House of leaves – some comments

I just finished reading House of Leaves by Mark Z. Danielewski. I think it was great, although I’m still not 100% sure... it certainly was very impressive.

The first thing that draws you in is the self-reflexive post-modern construction of the narrative – the main, almost academic, part of the story is written by Zampano as an exploration of a documentary film called The Navidson Record, while around the edges exists the story of Johnny Truant who has discovers Zampano’s stuff and sets about recreating his book. Johnny puts in several interludes and numerous footnotes, and frequently insults the main text or points out that none of the references cited seem to exist. For Johnny the story is fiction, but so dense and scholarly (and affecting) that it must be true, it must be him that is at fault. Naturally the reader falls into the role of Johnny, or at least takes Johnny to be a guide. In this way the fiction becomes reality, to believe in Johnny is to believe in Zampano, even though Johnny can’t quite work out how much of this is true. It’s not dissimilar from something like Paul Auster’s use of himself as a character in his books, it adds a fake element of reality that brings credence to the parts of the story that are outright fiction and makes the world presented eminently believable.

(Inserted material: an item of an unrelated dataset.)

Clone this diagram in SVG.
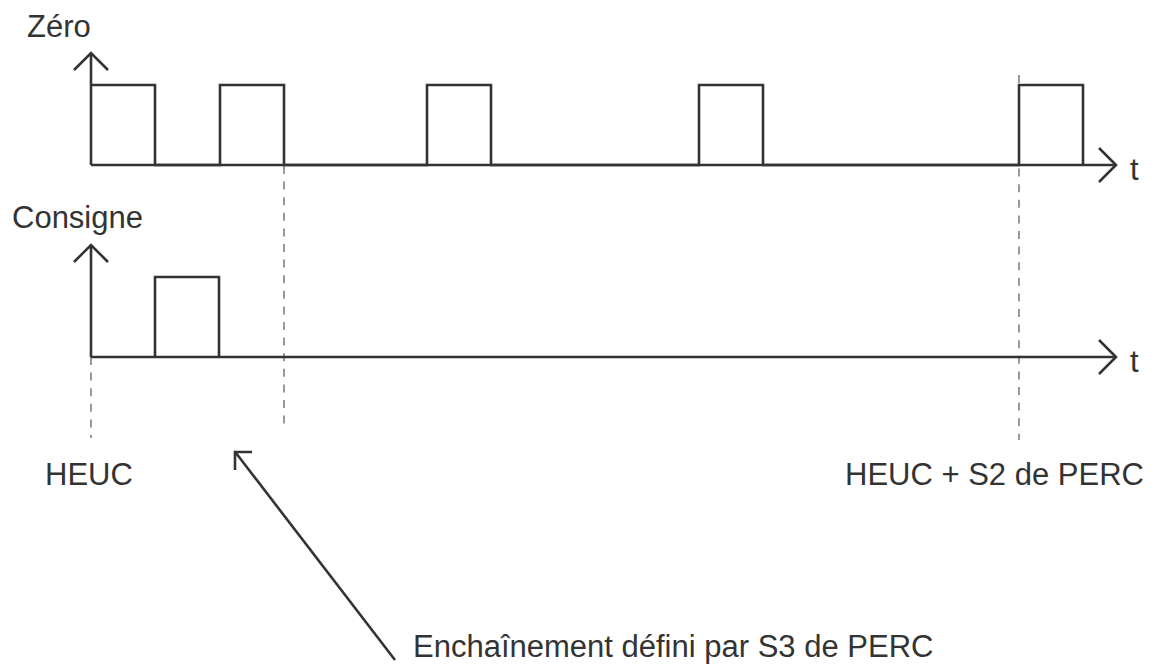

This is all very smart. Despite the academic passages often being deliberately obtuse (how many of us would sit down and choose to read a 500 page work on a film we’d never heard of?) the story contained within, and around, keeps the reader captivated, as does trying to spot the join between genuine scholarship and fiction (for example, Pierre Menard, Jorge Louis Borge’s fictional writer of Don Quixote is quoted at one point, while other fictional quotes are attributed to real people).

The Navidson Record itself is the story of Will Navidson and his family. A prize-winning photographer, he has finally decided to quit the travelling and dangers of photojournalism for a quiet, domestic life with his family. They move into an old house in Virginia and all seems well, until a doorway to a seemingly endless labyrinth opens in their lounge. Navidson takes it upon himself to explore this place and try to work out what it is.

Cleverer still is the use made of typography and layout in conjunction with content to give the story a visual element. The chapter where we’re lost in the house is incredibly dense with footnotes and more footnotes that refer back to other footnotes, and lists that continue over several pages and form three-dimensional structures thanks to their placement over these pages (doors, corridors, windows). The text takes shape to reflect the labyrinth it is describing, slows the pace of reading and makes reading into the exploration as the reader has to flick back and forth between passages and rotate the book to correctly orientate different sections of the text. This is hard work, but ultimately very rewarding. (I’ve been learning about visual poetry recently from visualizing poetics, I would certainly describe much of this typographic experimentation as extended visual poetry.)

In a latter section the pace speeds up and there are only a few words per page, again arranged to reflect the objects in the story and again, thanks to the speed of page turning, imbuing the reader with a real, visceral feeling of the way the events are unfolding.

So where’s the problem? Well, although this stuff is often very good there are times when the idea is better than the execution, times when you just want to say: OK, I get the point! It is a long book. But then again, without the length I’d probably complain that it didn’t explore these ideas to the fullest or that it wasn’t immersive enough to work as intended. I think it’s probably fairer to say that it is one of those books that you have to be in the right frame of mind for, it is not something you can read a couple of pages of before bed. It’s probably the times I tried to do this that have sold it short.

In sum, well worth a look but be prepared to put effort in. Only then will you be able to sit back and enjoy a creation which, at its best, moves beyond literature (post-modern, avant-garde, new, unusual, visual, textured, dense, layered, clever but, most importantly, not pretentious... unlike my use of "self-reflexive" above!).